Leider hat die Seite doch ein "Impressum". Wenn man oben links auf "Über" klickt und am Schluss auf "Anbieterkennzeichnung", kommt man auf eine Seite, die so etwas ähnliches wie ein Impressum darstellen soll.

Schade, soweit ich weiss kann man gegen Seiten ohne Impressum, also ohne Ersichtlichkeit, von dem die Seite ist, auch klagen. Ich kenne jemanden, der eine Abmahnung erhalten hat, weil er keines auf seiner Homepage hatte... einer privaten Homepage über seine Hobbies.  (Sinn?)
Den genauen Rechtstext dazu kenne ich nicht, jedoch hatte ich immer ein Impressum, ergo nie Probleme damit.

Dennoch: Misstrauisch bin ich auch. Die Seite ist durchaus sehr solide gestaltet, klar gegliedert und basiert scheinbar auf einem funktionalen CMS. Ich sags mal so: Ich  brauchte etwa 2 - 3 Jahre, um so etwas hinzubekommen. Ok, damals gab es auch nicht an jeder Ecke Webspace mit Datenbank und kostenlose CMS-Systeme, die man binnen anpassung von 4 - 5 Formularfeldern in der install.php direkt online hatte, aber ich denke, niemals wird mal eben einen PC aufbauen und so eine Seite aus dem Netz stampfen, ohne gewisse Vorkenntnisse.

Die Artikel scheinen wirklich sehr gut aufgemacht zu sein, wobei man bei geringen Kenntnissen der Rhetorik ähnliches aufbauen kann.

Für mich bleiben zwei Möglichkeiten:
- die ganze Seite ist ein Haufen bitterster Satire und möchte durch die übertriebene absurdität der Artikel quasi implizieren, dass alle Leute, die in den auf dieser Seite dagebotenen Bahnen reagieren, total paranoid und wahnsinnig sind.
- die Leute meinen das, was sie schreiben, wirklich ernst. Dann sollten sie aber mal anfangen, die Tatsachen nicht zu verdrehen, bevor die 1. Klage wegen Verhetzung in den Briefkasten dümpelt.

Mal ein Beispiel, wie die Autoren u.a. auf Kommentare reagieren: "Realschule – das sagt schon alles.
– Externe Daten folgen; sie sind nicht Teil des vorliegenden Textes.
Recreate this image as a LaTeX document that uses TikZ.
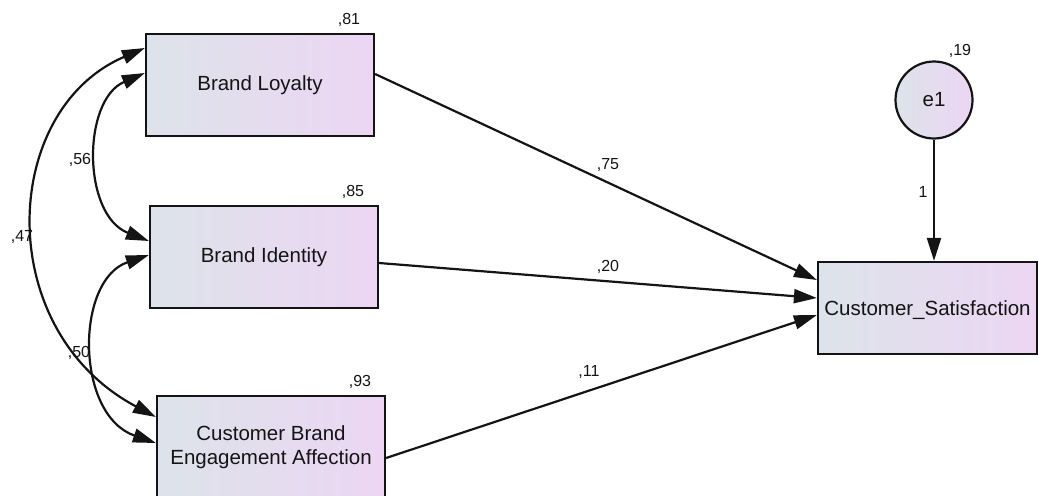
\documentclass[tikz,border=0pt]{standalone}
\usepackage{fontspec}
\setmainfont{Liberation Sans}
\usetikzlibrary{arrows.meta,calc}
\definecolor{gl}{RGB}{221,227,234}
\definecolor{gr}{RGB}{236,214,243}
\definecolor{ink}{RGB}{20,20,20}
\begin{document}
\begin{tikzpicture}[x=1pt,y=-1pt,
  var/.style={draw=ink, line width=2.2pt, left color=gl, right color=gr,
    minimum width=228pt, minimum height=102pt, inner sep=0pt, align=center,
    font=\fontsize{20.5}{24}\selectfont, text=ink},
  lab/.style={font=\fontsize{16}{18}\selectfont, text=ink, inner sep=0pt},
  reg/.style={line width=2.2pt, draw=ink, -{Triangle[length=23pt,width=14pt]}},
  cov/.style={line width=2.2pt, draw=ink,
    {Triangle[length=23pt,width=14pt]}-{Triangle[length=23pt,width=14pt]}}]
\useasboundingbox (0,0) rectangle (1038,495);
\clip (0,0) rectangle (1038,495);
% variables
\node[var] (BL) at (260,85) {Brand Loyalty};
\node[var] (BI) at (264,257) {Brand Identity};
\node[var] (CB) at (271,447) {Customer Brand\\Engagement Affection};
\node[var, minimum width=219pt, minimum height=92pt, text depth=-6pt] (CS) at (927.5,308) {Customer\_Satisfaction};
\node[circle, draw=ink, line width=2.2pt, left color=gl, right color=gr,
  minimum size=77pt, inner sep=0pt, font=\fontsize{20.5}{24}\selectfont, text=ink] (e1) at (934,100) {e1};
% variance labels
\node[lab] (v81) at (349,20) {,81};
\node[lab] (v85) at (353,192) {,85};
\node[lab] (v93) at (360,382) {,93};
\node[lab] (v19) at (960,51) {,19};
% regression paths
\draw[reg] ($(BL.east)+(0,-11)$) -- ($(CS.west)+(0,-28)$);
\draw[reg] ($(BI.east)+(0,6)$) -- ($(CS.west)+(0,-10)$);
\draw[reg] ($(CB.east)+(0,11)$) -- ($(CS.west)+(0,7)$);
\draw[reg] (e1.south) -- (e1.south |- CS.north);
\node[lab] (p75) at (608,165) {,75};
\node[lab] (p20) at (608,267) {,20};
\node[lab] (p11) at (589,372) {,11};
\node[lab] (p1) at (923,192) {1};
% covariances
\draw[cov] ($(BL.west)+(0,-12)$) .. controls (82,100) and (82,215) .. ($(BI.west)+(0,-16)$);
\draw[cov] ($(BL.west)+(0,-37)$) .. controls (0,110) and (-8,330) .. ($(CB.west)+(0,-30)$);
\draw[cov] ($(BI.west)+(0,-2)$) .. controls (75,280) and (75,415) .. ($(CB.west)+(0,-4)$);
\node[lab] (c56) at (80,160) {,56};
\node[lab] (c47) at (22,237) {,47};
\node[lab] (c50) at (79,353) {,50};
\end{tikzpicture}
\end{document}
Ich möchte Sie bitten, diese Internetseite nicht mehr zu besuchen."

Man bekommt in locker 50 Zeilen diverse FAKTEN-Argumente geliefert, warum der Artikel, in diesem Fall über Wolfenstein, nicht gut recherchiert ist und die Wahrheit verdreht.
Als Antwort kommt ein AUTORITÄTS-Argument: "Ach alles nur Gymnasiasten und Realschüler, ich bin die Elite und muss es besser wissen."
Damit hat der Autor die Diskussion im Grunde verloren: Er konnte die Faktenargumente nicht entkräftigen. In einer Erörterung würde ich dem "Das-Sagt-Schon-Alles-Realschüler" 100%ig Recht geben und die Argumente von dem Betreiber der Seite gnadenlos zerlegen.

Wie gesagt, entweder bittere Satire, oder der Betreiber hat so einen Dachschaden, dass man das Dach mit der Lupe suchen muss... Ich würde dieses "Nicht-Akzeptieren" von wahren Fakten ein wenig als "Größenwahn" deklarieren. "Was ich sage ist Gesetz, vor mir nur Gott..."


----------



## speddy411 (16. Oktober 2009)

Ich frage mich ob man nicht gegen solche Seiten vorgehen kann...

Sätze wie: 



> So, wie Sie sprechen, sind Sie vermutlich selbst ein Internet-Pädophiler. Bei Ihnen ist es dann auch klar, warum “jeder innerhalb weniger Minuten” die Netzsperre umgehen kann.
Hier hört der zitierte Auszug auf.